**** Provided data

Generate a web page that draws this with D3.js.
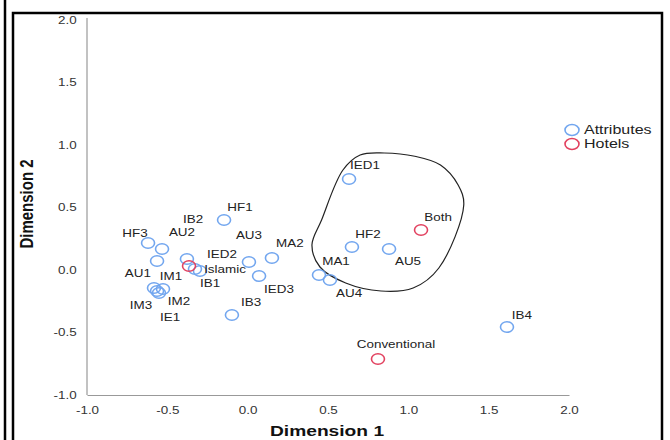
<!DOCTYPE html>
<html>
<head>
<meta charset="utf-8">
<script src="https://cdn.jsdelivr.net/npm/d3@7"></script>
<style>
  body { margin: 0; background: #fff; }
  svg { display: block; font-family: "Liberation Sans", Arial, sans-serif; }
</style>
</head>
<body>
<svg id="chart" width="670" height="440"></svg>
<script>
// attribute points (dimension 1, dimension 2) and where their labels sit
const attrNames = ['HF1','IB2','HF3','AU2','AU1','AU3','MA2','IED2','IB1','IED3','IM1','IM3','IM2','IE1','IB3','IED1','HF2','AU5','MA1','AU4','IB4'];
const attrDim1  = [-0.147,-0.378,-0.620,-0.533,-0.564,0.008,0.151,-0.328,-0.297,0.071,-0.527,-0.583,-0.552,-0.564,-0.098,0.631,0.649,0.880,0.444,0.512,1.614];
const attrDim2  = [0.400,0.088,0.216,0.168,0.072,0.064,0.096,0.008,-0.008,-0.048,-0.152,-0.144,-0.184,-0.168,-0.360,0.728,0.184,0.168,-0.040,-0.080,-0.456];
const attrLabX  = [-0.048,-0.340,-0.701,-0.409,-0.683,0.008,0.263,-0.160,-0.234,0.195,-0.477,-0.664,-0.427,-0.483,0.021,0.730,0.749,0.998,0.550,0.631,1.707];
const attrLabY  = [0.504,0.408,0.296,0.304,-0.024,0.280,0.216,0.128,-0.104,-0.152,-0.048,-0.280,-0.248,-0.376,-0.256,0.840,0.288,0.072,0.072,-0.184,-0.360];

// hotel points
const hotelNames = ['Islamic','Both','Conventional'];
const hotelDim1  = [-0.365,1.079,0.811];
const hotelDim2  = [0.032,0.320,-0.712];
const hotelLabX  = [-0.141,1.185,0.923];
const hotelLabY  = [0.008,0.424,-0.592];

// hand drawn outline round the "Both" group
const hullDim1 = [0.593,0.700,0.850,1.040,1.200,1.310,1.345,1.190,1.030,0.830,0.610,0.450,0.400,0.460];
const hullDim2 = [0.800,0.920,0.936,0.910,0.840,0.680,0.520,0.016,-0.144,-0.168,-0.104,0.024,0.200,0.400];

const xTicks = [-1.0,-0.5,0.0,0.5,1.0,1.5,2.0];
const yTicks = [-1.0,-0.5,0.0,0.5,1.0,1.5,2.0];
const legendNames = ['Attributes','Hotels'];

const blue = '#72a6ef';
const red = '#e2415f';
const stretch = 1.28;   // the original picture is widened

const svg = d3.select('#chart');

// frame lines
svg.append('line').attr('x1', 5).attr('x2', 5).attr('y1', 0).attr('y2', 440)
  .style('stroke', '#000').style('stroke-width', 2.5);
svg.append('path').attr('d', 'M13,445V13H662V445')
  .style('fill', 'none').style('stroke', '#000').style('stroke-width', 2.5);

const x = d3.scaleLinear().domain([-1, 2]).range([87, 569]);
const y = d3.scaleLinear().domain([-1, 2]).range([395, 20]);

function stretchText(sel, px, py, rot){
    sel.attr('transform', 'translate(' + px + ',' + py + ') scale(' + stretch + ',1)' + (rot ? ' rotate(' + rot + ')' : ''));
}

const fmt = d=>d.toFixed(1);

// axes
const gx = svg.append('g').attr('transform', 'translate(0,395)')
  .call(d3.axisBottom(x).tickValues(xTicks).tickFormat(fmt).tickSize(0).tickPadding(12));
const gy = svg.append('g').attr('transform', 'translate(87,0)')
  .call(d3.axisLeft(y).tickValues(yTicks).tickFormat(fmt).tickSize(0).tickPadding(8));
gy.select('.domain').attr('d', 'M0,18V395');
[gx, gy].forEach(g=>{
    g.select('.domain').style('stroke', '#999').style('stroke-width', 1.2);
    g.selectAll('text').style('font-family', '"Liberation Sans", Arial, sans-serif')
      .style('font-size', '10.5px').style('fill', '#333');
});
gx.selectAll('text').attr('transform', 'scale(' + stretch + ',1)');
gy.selectAll('text').attr('transform', 'scale(' + stretch + ',1)').attr('dy', '0.32em');

// axis titles
svg.append('text').text('Dimension 1')
  .attr('text-anchor', 'middle')
  .style('font-size', '15px').style('font-weight', 'bold').style('fill', '#111')
  .call(stretchText, 327, 436);
svg.append('text').text('Dimension 2')
  .attr('text-anchor', 'middle')
  .style('font-size', '15px').style('font-weight', 'bold').style('fill', '#111')
  .call(stretchText, 33, 204, -90);

// outline
const hull = hullDim1.map((d, i)=>[d, hullDim2[i]]);
svg.append('path')
  .attr('d', d3.line().x(d=>x(d[0])).y(d=>y(d[1])).curve(d3.curveCatmullRomClosed.alpha(0.5))(hull))
  .style('fill', 'none').style('stroke', '#222').style('stroke-width', 1.2);

// points
function drawPoints(names, d1, d2, lx, ly, color){
    const rows = names.map((n, i)=>({name: n, x: d1[i], y: d2[i], lx: lx[i], ly: ly[i]}));
    svg.append('g').selectAll('ellipse').data(rows).enter().append('ellipse')
      .attr('cx', d=>x(d.x)).attr('cy', d=>y(d.y))
      .attr('rx', 6.5).attr('ry', 5.3)
      .style('fill', 'none').style('stroke', color).style('stroke-width', 1.6);
    svg.append('g').selectAll('text').data(rows).enter().append('text')
      .text(d=>d.name)
      .attr('text-anchor', 'middle').attr('dy', '0.35em')
      .style('font-size', '10.5px').style('fill', '#222')
      .each(function(d){ d3.select(this).call(stretchText, x(d.lx), y(d.ly)); });
}
drawPoints(attrNames, attrDim1, attrDim2, attrLabX, attrLabY, blue);
drawPoints(hotelNames, hotelDim1, hotelDim2, hotelLabX, hotelLabY, red);

// legend
const legend = svg.append('g');
legendNames.forEach((n, i)=>{
    const ly = 130 + i * 14;
    legend.append('ellipse').attr('cx', 572).attr('cy', ly).attr('rx', 7).attr('ry', 5.5)
      .style('fill', 'none').style('stroke', i == 0 ? blue : red).style('stroke-width', 1.6);
    legend.append('text').text(n).attr('dy', '0.35em')
      .style('font-size', '12.5px').style('fill', '#222')
      .call(stretchText, 584, ly);
});
</script>
</body>
</html>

********

Set the data above down again exactly as given, with no pictures.

Generate a web page that draws this with D3.js.
<!DOCTYPE html>
<html>
<head>
<meta charset="utf-8">
<script src="https://cdn.jsdelivr.net/npm/d3@7"></script>
<style>
  body { margin: 0; background: #fff; }
  svg { display: block; font-family: "Liberation Sans", Arial, sans-serif; }
</style>
</head>
<body>
<svg id="chart" width="670" height="440"></svg>
<script>
// attribute points (dimension 1, dimension 2) and where their labels sit
const attrNames = ['HF1','IB2','HF3','AU2','AU1','AU3','MA2','IED2','IB1','IED3','IM1','IM3','IM2','IE1','IB3','IED1','HF2','AU5','MA1','AU4','IB4'];
const attrDim1  = [-0.147,-0.378,-0.620,-0.533,-0.564,0.008,0.151,-0.328,-0.297,0.071,-0.527,-0.583,-0.552,-0.564,-0.098,0.631,0.649,0.880,0.444,0.512,1.614];
const attrDim2  = [0.400,0.088,0.216,0.168,0.072,0.064,0.096,0.008,-0.008,-0.048,-0.152,-0.144,-0.184,-0.168,-0.360,0.728,0.184,0.168,-0.040,-0.080,-0.456];
const attrLabX  = [-0.048,-0.340,-0.701,-0.409,-0.683,0.008,0.263,-0.160,-0.234,0.195,-0.477,-0.664,-0.427,-0.483,0.021,0.730,0.749,0.998,0.550,0.631,1.707];
const attrLabY  = [0.504,0.408,0.296,0.304,-0.024,0.280,0.216,0.128,-0.104,-0.152,-0.048,-0.280,-0.248,-0.376,-0.256,0.840,0.288,0.072,0.072,-0.184,-0.360];

// hotel points
const hotelNames = ['Islamic','Both','Conventional'];
const hotelDim1  = [-0.365,1.079,0.811];
const hotelDim2  = [0.032,0.320,-0.712];
const hotelLabX  = [-0.141,1.185,0.923];
const hotelLabY  = [0.008,0.424,-0.592];

// hand drawn outline round the "Both" group
const hullDim1 = [0.593,0.700,0.850,1.040,1.200,1.310,1.345,1.190,1.030,0.830,0.610,0.450,0.400,0.460];
const hullDim2 = [0.800,0.920,0.936,0.910,0.840,0.680,0.520,0.016,-0.144,-0.168,-0.104,0.024,0.200,0.400];

const xTicks = [-1.0,-0.5,0.0,0.5,1.0,1.5,2.0];
const yTicks = [-1.0,-0.5,0.0,0.5,1.0,1.5,2.0];
const legendNames = ['Attributes','Hotels'];

const blue = '#72a6ef';
const red = '#e2415f';
const stretch = 1.28;   // the original picture is widened

const svg = d3.select('#chart');

// frame lines
svg.append('line').attr('x1', 5).attr('x2', 5).attr('y1', 0).attr('y2', 440)
  .style('stroke', '#000').style('stroke-width', 2.5);
svg.append('path').attr('d', 'M13,445V13H662V445')
  .style('fill', 'none').style('stroke', '#000').style('stroke-width', 2.5);

const x = d3.scaleLinear().domain([-1, 2]).range([87, 569]);
const y = d3.scaleLinear().domain([-1, 2]).range([395, 20]);

function stretchText(sel, px, py, rot){
    sel.attr('transform', 'translate(' + px + ',' + py + ') scale(' + stretch + ',1)' + (rot ? ' rotate(' + rot + ')' : ''));
}

const fmt = d=>d.toFixed(1);

// axes
const gx = svg.append('g').attr('transform', 'translate(0,395)')
  .call(d3.axisBottom(x).tickValues(xTicks).tickFormat(fmt).tickSize(0).tickPadding(12));
const gy = svg.append('g').attr('transform', 'translate(87,0)')
  .call(d3.axisLeft(y).tickValues(yTicks).tickFormat(fmt).tickSize(0).tickPadding(8));
gy.select('.domain').attr('d', 'M0,18V395');
[gx, gy].forEach(g=>{
    g.select('.domain').style('stroke', '#999').style('stroke-width', 1.2);
    g.selectAll('text').style('font-family', '"Liberation Sans", Arial, sans-serif')
      .style('font-size', '10.5px').style('fill', '#333');
});
gx.selectAll('text').attr('transform', 'scale(' + stretch + ',1)');
gy.selectAll('text').attr('transform', 'scale(' + stretch + ',1)').attr('dy', '0.32em');

// axis titles
svg.append('text').text('Dimension 1')
  .attr('text-anchor', 'middle')
  .style('font-size', '15px').style('font-weight', 'bold').style('fill', '#111')
  .call(stretchText, 327, 436);
svg.append('text').text('Dimension 2')
  .attr('text-anchor', 'middle')
  .style('font-size', '15px').style('font-weight', 'bold').style('fill', '#111')
  .call(stretchText, 33, 204, -90);

// outline
const hull = hullDim1.map((d, i)=>[d, hullDim2[i]]);
svg.append('path')
  .attr('d', d3.line().x(d=>x(d[0])).y(d=>y(d[1])).curve(d3.curveCatmullRomClosed.alpha(0.5))(hull))
  .style('fill', 'none').style('stroke', '#222').style('stroke-width', 1.2);

// points
function drawPoints(names, d1, d2, lx, ly, color){
    const rows = names.map((n, i)=>({name: n, x: d1[i], y: d2[i], lx: lx[i], ly: ly[i]}));
    svg.append('g').selectAll('ellipse').data(rows).enter().append('ellipse')
      .attr('cx', d=>x(d.x)).attr('cy', d=>y(d.y))
      .attr('rx', 6.5).attr('ry', 5.3)
      .style('fill', 'none').style('stroke', color).style('stroke-width', 1.6);
    svg.append('g').selectAll('text').data(rows).enter().append('text')
      .text(d=>d.name)
      .attr('text-anchor', 'middle').attr('dy', '0.35em')
      .style('font-size', '10.5px').style('fill', '#222')
      .each(function(d){ d3.select(this).call(stretchText, x(d.lx), y(d.ly)); });
}
drawPoints(attrNames, attrDim1, attrDim2, attrLabX, attrLabY, blue);
drawPoints(hotelNames, hotelDim1, hotelDim2, hotelLabX, hotelLabY, red);

// legend
const legend = svg.append('g');
legendNames.forEach((n, i)=>{
    const ly = 130 + i * 14;
    legend.append('ellipse').attr('cx', 572).attr('cy', ly).attr('rx', 7).attr('ry', 5.5)
      .style('fill', 'none').style('stroke', i == 0 ? blue : red).style('stroke-width', 1.6);
    legend.append('text').text(n).attr('dy', '0.35em')
      .style('font-size', '12.5px').style('fill', '#222')
      .call(stretchText, 584, ly);
});
</script>
</body>
</html>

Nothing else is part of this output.